North Korea’s economy contracted at the sharpest rate in two decades in 2017, South Korea’s central bank estimated on Friday.
Gross domestic product (GDP) of the isolated nation fell to the record low after the international sanctions imposed on the country to stop Pyongyang’s nuclear and missile programmes.
The GDP contracted 3.5 per cent in 2017 from a year ago, marking the biggest contraction since a 6.5 per cent drop in 1997 when the country was hit by a devastating famine, the Bank of Korea said.
Industrial production, which accounts for about a third of the nation’s total output, dropped by 8.5 per cent and also marked the steepest decline since 1997.
Output from agriculture, construction industries also fell by 1.3 per cent and 4.4 per cent, respectively on the restrictions of flows of oil and other energy resources into the country, reports Reuters.
“The sanctions were stronger in 2017 than they were in 2016,” Shin Seung-cheol, head of the BOK’s National Accounts Coordination Team said.

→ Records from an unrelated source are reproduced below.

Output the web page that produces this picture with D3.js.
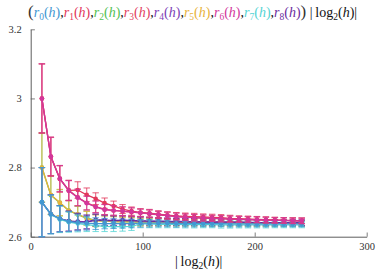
<!DOCTYPE html>
<html>
<head>
<meta charset="utf-8">
<script src="https://cdn.jsdelivr.net/npm/d3@7"></script>
<style>
body { margin: 0; background: #fff; }
svg { display: block; }
</style>
</head>
<body>
<svg id="chart"></svg>
<script>
// x positions (|log2 h|)
var logH = [10, 18, 26, 34, 42, 50, 58, 66, 74, 82, 90, 98, 106, 114, 122, 130, 138, 146, 154, 162, 170, 178, 186, 194, 202, 210, 218, 226, 234, 242];

var seriesNames = ["r0", "r1", "r2", "r3", "r4", "r5", "r6", "r7", "r8"];
var seriesColors = ["#4297d2", "#e2375a", "#52c152", "#e23f5f", "#7b3db5", "#e8b23a", "#d2369b", "#55d4d4", "#6a2c9e"];

var r0 = [2.700, 2.665, 2.652, 2.644, 2.641, 2.639, 2.638, 2.638, 2.638, 2.638, 2.638, 2.639, 2.639, 2.639, 2.639, 2.638, 2.638, 2.638, 2.638, 2.638, 2.638, 2.637, 2.637, 2.637, 2.637, 2.637, 2.637, 2.637, 2.637, 2.637];
var r1 = [3.000, 2.832, 2.768, 2.734, 2.735, 2.721, 2.710, 2.697, 2.689, 2.680, 2.674, 2.670, 2.668, 2.665, 2.662, 2.660, 2.659, 2.658, 2.657, 2.656, 2.655, 2.653, 2.652, 2.651, 2.650, 2.649, 2.648, 2.647, 2.647, 2.646];
var r2 = [2.800, 2.720, 2.698, 2.676, 2.664, 2.654, 2.647, 2.645, 2.644, 2.644, 2.643, 2.643, 2.642, 2.642, 2.642, 2.641, 2.641, 2.641, 2.640, 2.640, 2.640, 2.640, 2.640, 2.639, 2.639, 2.639, 2.639, 2.639, 2.639, 2.638];
var r3 = [3.000, 2.831, 2.767, 2.734, 2.714, 2.698, 2.687, 2.679, 2.676, 2.673, 2.671, 2.669, 2.666, 2.663, 2.661, 2.659, 2.657, 2.655, 2.654, 2.653, 2.652, 2.651, 2.650, 2.650, 2.649, 2.648, 2.648, 2.647, 2.646, 2.646];
var r4 = [2.700, 2.665, 2.652, 2.645, 2.644, 2.643, 2.649, 2.648, 2.647, 2.648, 2.647, 2.646, 2.645, 2.645, 2.644, 2.644, 2.644, 2.643, 2.643, 2.643, 2.643, 2.642, 2.642, 2.642, 2.641, 2.641, 2.641, 2.641, 2.641, 2.641];
var r5 = [2.800, 2.721, 2.699, 2.675, 2.665, 2.653, 2.646, 2.645, 2.644, 2.643, 2.643, 2.642, 2.643, 2.642, 2.642, 2.642, 2.641, 2.641, 2.641, 2.640, 2.640, 2.640, 2.640, 2.640, 2.639, 2.639, 2.639, 2.639, 2.639, 2.639];
var r6 = [3.000, 2.832, 2.768, 2.733, 2.713, 2.697, 2.686, 2.678, 2.676, 2.674, 2.672, 2.669, 2.667, 2.664, 2.661, 2.658, 2.656, 2.655, 2.654, 2.653, 2.652, 2.651, 2.650, 2.649, 2.649, 2.648, 2.647, 2.647, 2.646, 2.646];
var r7 = [2.700, 2.664, 2.650, 2.642, 2.638, 2.635, 2.632, 2.630, 2.629, 2.629, 2.630, 2.637, 2.637, 2.636, 2.636, 2.636, 2.635, 2.635, 2.635, 2.635, 2.634, 2.634, 2.634, 2.634, 2.634, 2.634, 2.634, 2.634, 2.634, 2.634];
var r8 = [2.700, 2.665, 2.652, 2.645, 2.643, 2.642, 2.648, 2.647, 2.646, 2.647, 2.646, 2.646, 2.645, 2.644, 2.644, 2.643, 2.643, 2.643, 2.643, 2.642, 2.642, 2.642, 2.642, 2.641, 2.641, 2.641, 2.641, 2.640, 2.640, 2.640];

// half width of the error bars, same for every series
var stdErr = [0.100, 0.056, 0.038, 0.029, 0.024, 0.020, 0.017, 0.015, 0.014, 0.013, 0.012, 0.011, 0.011, 0.010, 0.010, 0.010, 0.0095, 0.0095, 0.009, 0.009, 0.009, 0.009, 0.0085, 0.0085, 0.0085, 0.0085, 0.008, 0.008, 0.008, 0.008];

var xTicks = [0, 100, 200, 300];
var xTickLabels = ["0", "100", "200", "300"];
var xMinor = [20, 40, 60, 80, 120, 140, 160, 180, 220, 240, 260, 280];
var yTicks = [2.6, 2.8, 3, 3.2];
var yTickLabels = ["2.6", "2.8", "3", "3.2"];
var yMinor = [2.64, 2.68, 2.72, 2.76, 2.84, 2.88, 2.92, 2.96, 3.04, 3.08, 3.12, 3.16];

var allSeries = [r0, r1, r2, r3, r4, r5, r6, r7, r8];
// drawing order so the overlaps look right
var drawOrder = [2, 5, 4, 8, 7, 0, 1, 3, 6];

var width = 384, height = 272;
var svg = d3.select("#chart").attr("width", width).attr("height", height);

var x = d3.scaleLinear().domain([0, 300]).range([30.7, 366.7]);
var y = d3.scaleLinear().domain([2.6, 3.2]).range([236.7, 29.3]);

var serif = "'Liberation Serif', 'DejaVu Serif', serif";
var axisColor = "#5e5e5e";

// axes
var gx = svg.append("g").attr("transform", "translate(0," + y(2.6) + ")");
gx.call(d3.axisBottom(x).tickValues(xMinor).tickFormat("").tickSize(-2.2).tickSizeOuter(0));
gx.call(d3.axisBottom(x).tickValues(xTicks).tickFormat(function(d, i) { return xTickLabels[i]; })
    .tickSize(-4.2).tickSizeOuter(0).tickPadding(6));

var gy = svg.append("g").attr("transform", "translate(" + x(0) + ",0)");
gy.call(d3.axisLeft(y).tickValues(yMinor).tickFormat("").tickSize(-2.2).tickSizeOuter(0));
gy.call(d3.axisLeft(y).tickValues(yTicks).tickFormat(function(d, i) { return yTickLabels[i]; })
    .tickSize(-4.2).tickSizeOuter(0).tickPadding(9));

svg.selectAll("g").attr("font-family", serif);
svg.selectAll(".domain").attr("stroke", axisColor).attr("stroke-width", 1);
svg.selectAll(".tick line").attr("stroke", axisColor).attr("stroke-width", 0.8);
svg.selectAll(".tick text").attr("font-family", serif).attr("font-size", 10.5).attr("fill", "#333");

// series
var plot = svg.append("g");
drawOrder.forEach(function(si) {
    var vals = allSeries[si];
    var color = seriesColors[si];
    var pts = logH.map(function(h, i) { return { x: h, y: vals[i], e: stdErr[i] }; });
    var g = plot.append("g").attr("class", "series " + seriesNames[si]);

    var bars = g.append("g").attr("stroke", color).attr("stroke-opacity", 0.75).attr("stroke-width", 1.1);
    bars.selectAll("line.v").data(pts).enter().append("line")
        .attr("x1", function(d) { return x(d.x); }).attr("x2", function(d) { return x(d.x); })
        .attr("y1", function(d) { return y(d.y - d.e); }).attr("y2", function(d) { return y(d.y + d.e); });
    bars.selectAll("line.t").data(pts).enter().append("line")
        .attr("x1", function(d) { return x(d.x) - 3.2; }).attr("x2", function(d) { return x(d.x) + 3.2; })
        .attr("y1", function(d) { return y(d.y + d.e); }).attr("y2", function(d) { return y(d.y + d.e); });
    bars.selectAll("line.b").data(pts).enter().append("line")
        .attr("x1", function(d) { return x(d.x) - 3.2; }).attr("x2", function(d) { return x(d.x) + 3.2; })
        .attr("y1", function(d) { return y(d.y - d.e); }).attr("y2", function(d) { return y(d.y - d.e); });

    g.append("path").datum(pts)
        .attr("fill", "none").attr("stroke", color).attr("stroke-width", 1.3)
        .attr("d", d3.line().x(function(d) { return x(d.x); }).y(function(d) { return y(d.y); }));

    g.selectAll("circle").data(pts).enter().append("circle")
        .attr("cx", function(d) { return x(d.x); }).attr("cy", function(d) { return y(d.y); })
        .attr("r", 2.3).attr("fill", color);
});

// title
var title = svg.append("text").attr("x", 28).attr("y", 16.5)
    .attr("font-family", serif).attr("font-size", 14).attr("fill", "#111");
title.append("tspan").text("(").attr("font-size", 17).attr("fill", "#333");
seriesNames.forEach(function(n, i) {
    var c = seriesColors[i];
    title.append("tspan").text("r").attr("font-style", "italic").attr("fill", c);
    title.append("tspan").text(n.slice(1)).attr("font-size", 9.5).attr("dy", 3).attr("fill", c);
    title.append("tspan").text("(").attr("dy", -3).attr("fill", c);
    title.append("tspan").text("h").attr("font-style", "italic").attr("fill", c);
    title.append("tspan").text(")").attr("fill", c);
    if (i < seriesNames.length - 1) title.append("tspan").text(",").attr("fill", "#111");
});
title.append("tspan").text(")").attr("font-size", 17).attr("fill", "#333");
title.append("tspan").text(" |\u2009log").attr("fill", "#111");
title.append("tspan").text("2").attr("font-size", 9.5).attr("dy", 3);
title.append("tspan").text("(").attr("dy", -3);
title.append("tspan").text("h").attr("font-style", "italic");
title.append("tspan").text(")|");

// x axis label
var xl = svg.append("text").attr("x", x(150)).attr("y", 266).attr("text-anchor", "middle")
    .attr("font-family", serif).attr("font-size", 14).attr("fill", "#111");
xl.append("tspan").text("|\u2009log");
xl.append("tspan").text("2").attr("font-size", 9.5).attr("dy", 3);
xl.append("tspan").text("(").attr("dy", -3);
xl.append("tspan").text("h").attr("font-style", "italic");
xl.append("tspan").text(")|");
</script>
</body>
</html>
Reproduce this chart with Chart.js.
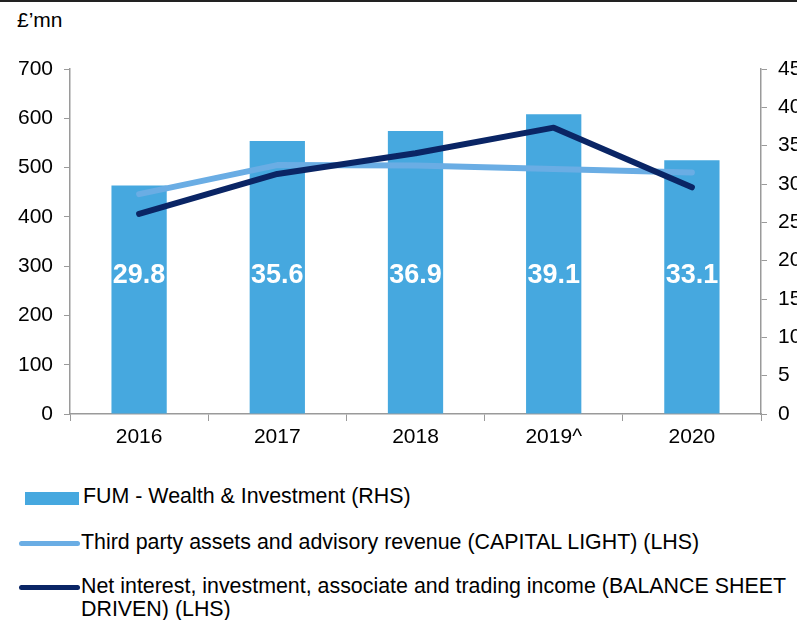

“External trade volume fell significantly with the exports ban on coal, steel, fisheries and textile products. It’s difficult to put exact numbers on those but it (export bans) crashed industrial production,” Shin said.
North Korea’s Gross National Income per capita stands at 1.46 million won (£985.79), making it about 4.4 per cent the size of South Korea’s, the BOK said.
The country’s exports dropped 37.2 per cent in 2017, marking the biggest fall since a 38.5 per cent decline in 1998, the BOK said on Friday, citing data from the Korea Trade-Investment Promotion Agency.